Onun o andaki ince dokunuşu elektriğin düğmesine dokunulduğunda karanlığın aydınlığa çevrilmesi gibi karanlık ve muamma zihnimi aydınlığa dönüştürdü. Bana ciddi bir kuvvet ve kudret verdi ve "Bismillah" deyip başladım. Yasemin hoca sonraki zamanlarda ve özellikle hafta sonlarında pansiyonda yanımıza gelerek saatlerce bir annenin yavrularına gösterdiği ilginin fazlasını bizlere gösterdi. Bir öğretmenden ziyade çok zaman bize şefkatli bir anne ve anlayışlı büyük bir abla oldu. Ben onun sayesinde kalıp okumaya devam ettim. Emsalim olan ve o zamanın siyasi ve terör olayları içerisinde hayatları perişan olan birçok arkadaşlarımın akıbetlerinden farklı olarak (ki onların bir Yasemin hocaları olmadığı için çok üzülüyorum) hayata tutunmaya çalıştım. Elhamdulillahi min fadlik.
Bu vesile ile;
Sanatkar bir marangozun usta ellerinin maharetiyle kuru bir ağaca şekil verip güzel bir mobilya sanatına dönüştürmesi gibi; şefkatli elleriyle içimizdeki çekirdek hükmünde olan istidatları sünbüllendirip her birimizi meyvedar bir ağaca dönüştüren insan sanatkarı öğretmenlerimizin gününü kutluyorum. Hayat binamın üzerinde kalın bir kalemle çok manalı bir imzası olan " Sayın Yasemin Çevik Hocamın" ve onun gibi hocalarımın ellerinden hassaten öperim.

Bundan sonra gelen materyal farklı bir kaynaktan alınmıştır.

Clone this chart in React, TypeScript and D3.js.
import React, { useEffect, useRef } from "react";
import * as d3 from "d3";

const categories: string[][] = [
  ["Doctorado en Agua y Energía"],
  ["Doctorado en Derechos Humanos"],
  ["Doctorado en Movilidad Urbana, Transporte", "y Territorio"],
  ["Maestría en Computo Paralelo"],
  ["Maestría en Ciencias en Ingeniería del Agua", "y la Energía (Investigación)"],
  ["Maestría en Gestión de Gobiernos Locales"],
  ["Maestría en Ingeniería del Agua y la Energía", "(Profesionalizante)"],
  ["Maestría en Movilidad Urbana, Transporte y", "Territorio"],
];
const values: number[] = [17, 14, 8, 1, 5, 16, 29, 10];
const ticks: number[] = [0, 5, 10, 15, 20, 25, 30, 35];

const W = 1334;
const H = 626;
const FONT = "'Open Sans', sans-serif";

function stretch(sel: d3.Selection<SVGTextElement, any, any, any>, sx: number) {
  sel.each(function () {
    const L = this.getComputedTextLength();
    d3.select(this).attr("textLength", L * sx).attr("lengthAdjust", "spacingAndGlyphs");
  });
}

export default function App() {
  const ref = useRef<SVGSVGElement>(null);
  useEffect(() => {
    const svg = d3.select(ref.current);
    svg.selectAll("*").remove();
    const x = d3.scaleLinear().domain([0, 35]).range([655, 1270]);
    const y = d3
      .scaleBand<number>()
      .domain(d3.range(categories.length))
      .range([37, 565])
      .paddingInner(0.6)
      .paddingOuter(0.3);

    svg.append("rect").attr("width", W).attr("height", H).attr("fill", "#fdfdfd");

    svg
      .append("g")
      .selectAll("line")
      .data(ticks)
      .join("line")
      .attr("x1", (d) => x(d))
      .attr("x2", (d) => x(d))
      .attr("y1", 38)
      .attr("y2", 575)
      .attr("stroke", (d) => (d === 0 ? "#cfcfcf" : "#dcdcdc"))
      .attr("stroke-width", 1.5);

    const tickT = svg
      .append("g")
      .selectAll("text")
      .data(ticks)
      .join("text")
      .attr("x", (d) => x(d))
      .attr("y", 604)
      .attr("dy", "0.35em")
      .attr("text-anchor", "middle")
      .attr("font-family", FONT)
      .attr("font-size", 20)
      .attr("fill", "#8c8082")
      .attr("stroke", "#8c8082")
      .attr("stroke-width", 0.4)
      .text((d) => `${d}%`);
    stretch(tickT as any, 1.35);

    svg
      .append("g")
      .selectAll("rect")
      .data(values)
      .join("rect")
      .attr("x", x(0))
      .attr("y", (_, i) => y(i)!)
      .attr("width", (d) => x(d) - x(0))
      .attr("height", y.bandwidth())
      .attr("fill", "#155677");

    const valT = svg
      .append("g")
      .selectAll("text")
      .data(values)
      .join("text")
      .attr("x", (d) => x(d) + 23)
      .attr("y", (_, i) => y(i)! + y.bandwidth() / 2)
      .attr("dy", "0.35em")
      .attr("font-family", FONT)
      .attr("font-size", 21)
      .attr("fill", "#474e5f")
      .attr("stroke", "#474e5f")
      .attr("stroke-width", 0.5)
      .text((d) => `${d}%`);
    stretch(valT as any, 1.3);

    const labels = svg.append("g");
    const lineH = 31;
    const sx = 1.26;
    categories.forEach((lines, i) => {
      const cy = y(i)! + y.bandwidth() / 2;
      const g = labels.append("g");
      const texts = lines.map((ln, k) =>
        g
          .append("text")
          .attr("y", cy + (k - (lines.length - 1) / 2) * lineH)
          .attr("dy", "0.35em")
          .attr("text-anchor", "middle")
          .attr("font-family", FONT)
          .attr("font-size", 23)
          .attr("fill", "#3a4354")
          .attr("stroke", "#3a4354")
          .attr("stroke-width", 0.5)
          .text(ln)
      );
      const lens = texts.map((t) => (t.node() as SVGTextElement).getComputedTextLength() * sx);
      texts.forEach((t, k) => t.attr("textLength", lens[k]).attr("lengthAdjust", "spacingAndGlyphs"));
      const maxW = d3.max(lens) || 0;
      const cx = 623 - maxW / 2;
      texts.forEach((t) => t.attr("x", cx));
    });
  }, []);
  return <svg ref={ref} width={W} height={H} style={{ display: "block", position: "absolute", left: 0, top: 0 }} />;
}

Kader-i ilahi nihayetsiz acz ve fakrımı nihayetsiz kuvvet ve kudretine şefaatçi yaparak beni Yasemin hocanın şefkat kucağına teslim etti.
Elhamdülillah minel ezel ilelebed.
Prof. Dr. Behçet Al
Gaziantep Ünv. Tıp Fak.
Acil Tıp Uzmanı Prof. Dr. Behçet Al hocamızın hayatından kesitlerin yer aldığı yazısı burada bitiyor. Hocamızın hayatından çıkarabileceğimiz ders kendisinin ve öğretmeninin hal dili ile ve çalışarak bizlere mükemmel bir örnek olduğudur. Prof. Dr. Behçet Al hocamıza hayırlı, uzun ömürler diliyoruz.